Cambridge, Oxford, Blackpool, Coventry, Portsmouth, Brighton, Canterbury, or Dover
It takes 2 hours by train to get from London (Paddington) to Cardiff with trains usually very 30 minutes. However, on weekends, you might well find trains take a longer route over the next 3 years as the entire line is being electrified. If you buy tickets on the day, fares will be expensive so you should pre-book up to 12 weeks out - with fares rising over that period.
www.nationalrail.co.uk for schedules & fares or www.firstgreatwestern.co.uk to make bookings. However, if you are within the age range, I would certainly think about buying a young persons railcard:>http://www.16-25railcard.co.uk
The cheapest way to get from London to Cardiff is www.megabus.com
If landing at Heathrow, you could take a shuttle bus to Reading and then the train direct to Cardiff as this saves you from going into London. www.railair.com
Someone has suggested that you visit Bath en-route. Beware that accommodation in Bath can be expensive. Trains run hourly between Bath & Cardiff and are relatively cheap - even paying on the day. As the journey is only about 1 hour, you might well wish to do this as a day trip from your cheap student accommodation in Cardiff. Oxford may well be more worthwhile doing en-route but is still daytrippable from Cardiff. (If buying rail tickets between the two places, it is usually cheaper to split the tickets at Didcot and sometimes Swindon as well). http://www.splityourticket.co.uk
Mostly walk around, go to the Globe theater for Shakespeare and the National Theatre if that appeals, visit the Tate, see the changing of the guard if you haven't, walk by Buckingham, go into the Houses of Parliament and see if you can sit in on a session, visit Westminster Abbey, have tea at Brown's or Claridge's if you can afford it, otherwise find somewhere sweet. Eat fish and chips and go to Portabello Market, walk through Hyde Park.

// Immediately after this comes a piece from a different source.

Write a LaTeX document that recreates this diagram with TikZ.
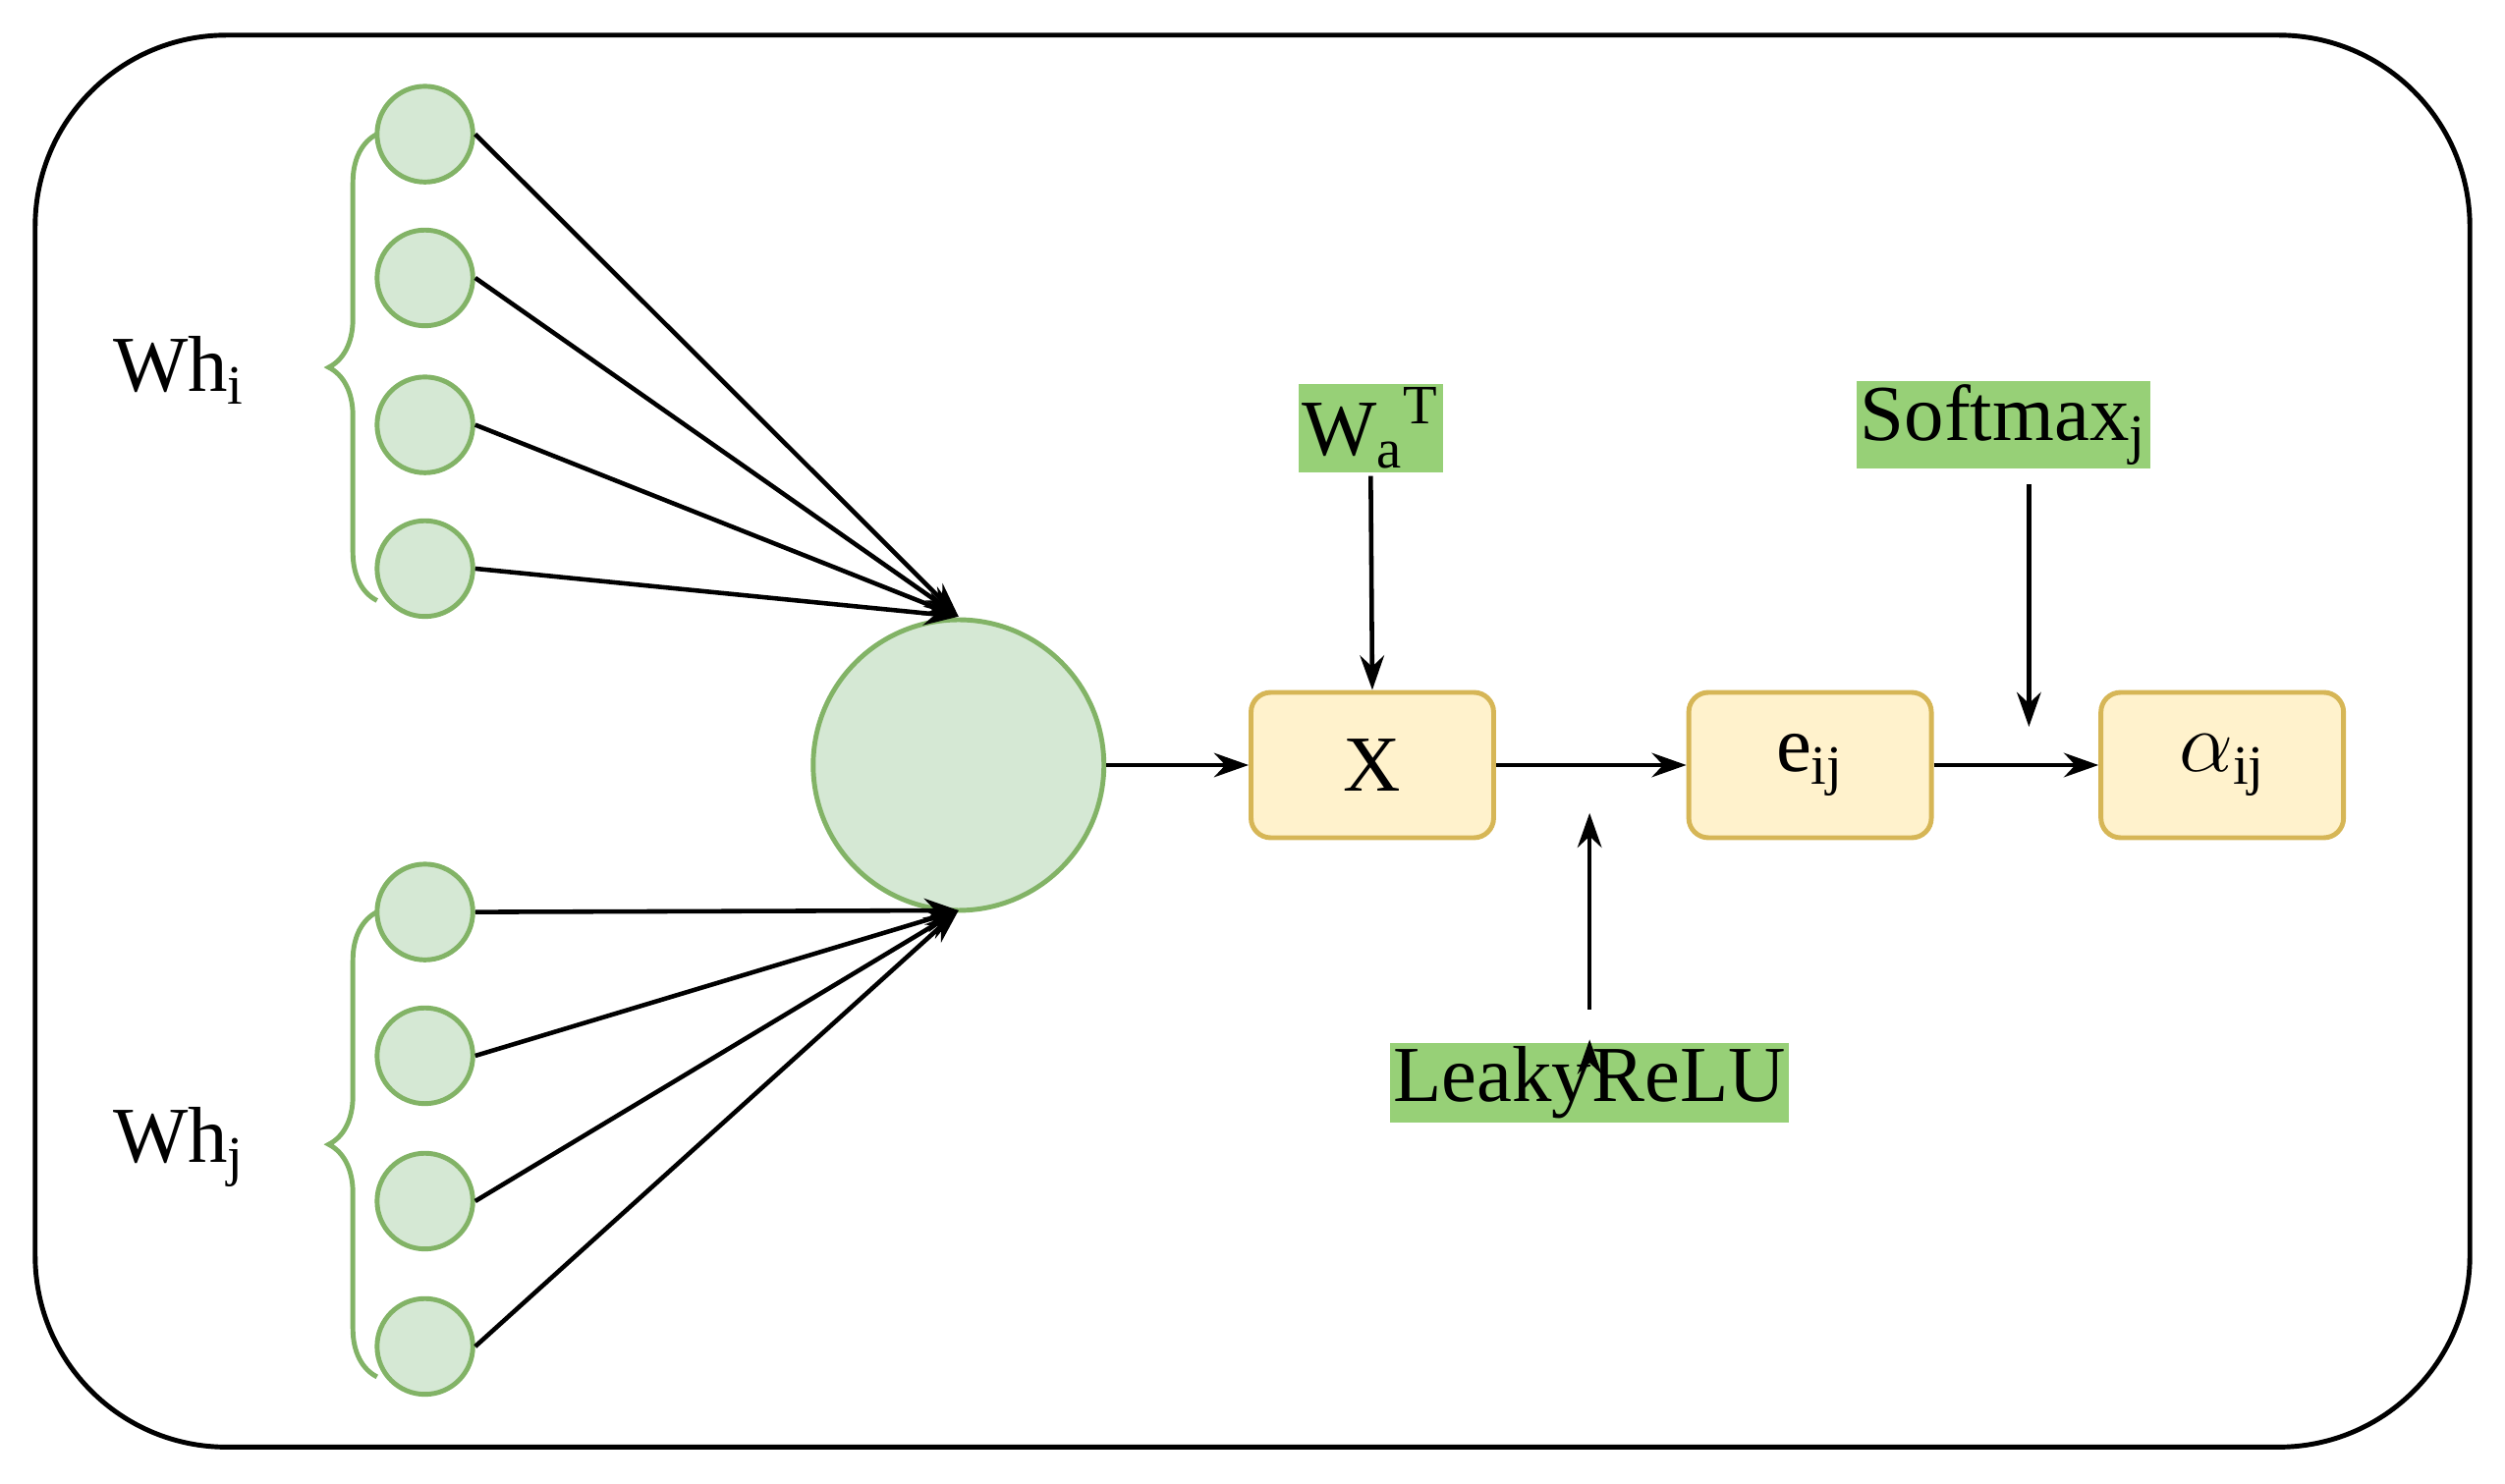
\documentclass[tikz,border=0pt]{standalone}
\usepackage{fontspec}
\setmainfont{Liberation Serif}
\usetikzlibrary{decorations.pathreplacing,arrows.meta}
\definecolor{gfill}{HTML}{D5E8D4}
\definecolor{gline}{HTML}{82B366}
\definecolor{yfill}{HTML}{FFF2CC}
\definecolor{yline}{HTML}{D6B656}
\definecolor{lab}{HTML}{97D077}
\begin{document}
\begin{tikzpicture}[x=0.01626cm,y=-0.01626cm,
  sc/.style={circle,draw=gline,fill=gfill,line width=1.4pt,minimum size=60\pgflinewidth*0+0.975cm,inner sep=0},
  bx/.style={rectangle,rounded corners=0.2cm,draw=yline,fill=yfill,line width=1.4pt,minimum width=2.47cm,minimum height=1.48cm,font=\fontsize{23}{27}\selectfont},
  lb/.style={fill=lab,inner sep=1pt,font=\fontsize{23}{27}\selectfont},
  ar/.style={-{Stealth[length=10pt,width=7pt]},line width=1.3pt},
  br/.style={decorate,decoration={brace,amplitude=14pt,mirror},draw=gline,line width=1.4pt},
  txt/.style={font=\fontsize{23}{27}\selectfont}]
\useasboundingbox (0,0) rectangle (1568,928.6);
\draw[line width=1.4pt,rounded corners=1.95cm] (22,22) rectangle (1546,906);
\foreach \n/\y in {a/84,b/174,c/266,d/356,e/571,f/661,g/752,h/843}{
  \node[sc] (\n) at (266,\y) {};}
\node[circle,draw=gline,fill=gfill,line width=1.4pt,minimum size=2.96cm,inner sep=0] (big) at (600,479) {};
\coordinate (tin) at (600,386);
\coordinate (bin) at (600,570);
\foreach \n in {a,b,c,d}{\draw[ar] (\n.east) -- (tin);}
\foreach \n in {e,f,g,h}{\draw[ar] (\n.east) -- (bin);}
\draw[br] (236,84) -- (236,376);
\draw[br] (236,571) -- (236,862);
\node[txt] (whi) at (112,232) {Wh\textsubscript{i}};
\node[txt] (whj) at (112,718) {Wh\textsubscript{j}};
\node[bx] (x) at (859,479) {X};
\node[bx] (e) at (1133,479) {e\textsubscript{ij}};
\node[bx] (al) at (1391,479) {$\alpha$\textsubscript{ij}};
\draw[ar] (big.east) -- (x.west);
\draw[ar] (x.east) -- (e.west);
\draw[ar] (e.east) -- (al.west);
\node[lb] (wa) at (858,268) {W\textsubscript{a}\textsuperscript{T}};
\draw[ar] (858,298) -- (x.north);
\node[lb] (lr) at (995,678) {LeakyReLU};
\coordinate (lre) at (995,509);
\draw[ar] (lr.north) ++(0,-2) coordinate (lrs);
\draw[ar] (995,632) -- (lre);
\node[lb] (sm) at (1254,266) {Softmax\textsubscript{j}};
\coordinate (sme) at (1270,455);
\draw[ar] (1270,303) -- (sme);
\end{tikzpicture}
\end{document}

While you're in Cardiff, don't miss all the castles Wales has to offer - it's not a big country and you can drive from end to end in a day. It's worth renting a car to go to the Mumbles, which is close to Dylan Thomas's home, or further to St David's and up to Aberystwyth (few hundred miles), I haven't been to Cardiff in some years and I know it's changed since I used to have a half pint at the Angel in the 1960s and 70s, so you're on your own there -- except that Cardiff Castle will still be as regal. There used to be a parking lot in the moat and parts of the castle were used as classrooms for art students The area surrounding Cardiff is also worth seeing -- the town of Llantwit Major is part of the Arthurian Legend, Ogmore Castle is a delightful ruin with a stepping stone path across the Ogmore River behind it. It's close to Dunraven beach, which is a crescent of sand and huge boulders at the base of tall cliffs that run up and down the coast. Ewenny Priory is also out that way as well as the oldest pottery in Wales, Ewenny Pottery. To understand the Welsh, don't miss some of the celebratory places -- Porthcawl, Barry Island. Just find a car (or a bike) and tour around. You're sure to be surprised. Make sure to make a stop in the Fox & Hounds or the Farmer's Arms (or both) in the village of St Bride's Major just outside Bridgend, a nice market town where I assume you can still see farmers selling sheep on Tuesdays. Enjoy yourself - the Welsh are a hospitable crowd and will likely want to buy you a drink and hear your story. Also, I dp hope you like to sing...
I am assuming (maybe incorrectly!) that as you are a student, you are under 25. If so, as you have a week spare, I would cover other ground that is not easily covered from Cardiff as day trips. Forget Bath as this is doable in a day from Cardiff and it is the second most expensive place to stay after London, (I am assuming cost will be a factor).
I would spend a few days in Brighton - easily reachable from London by train or bus and there is everything from coastal walks to history to trendy shopping to great nightlife.
With a week to spare, you could go further north but without knowing what kind of thing you want to do, it is difficult to advise.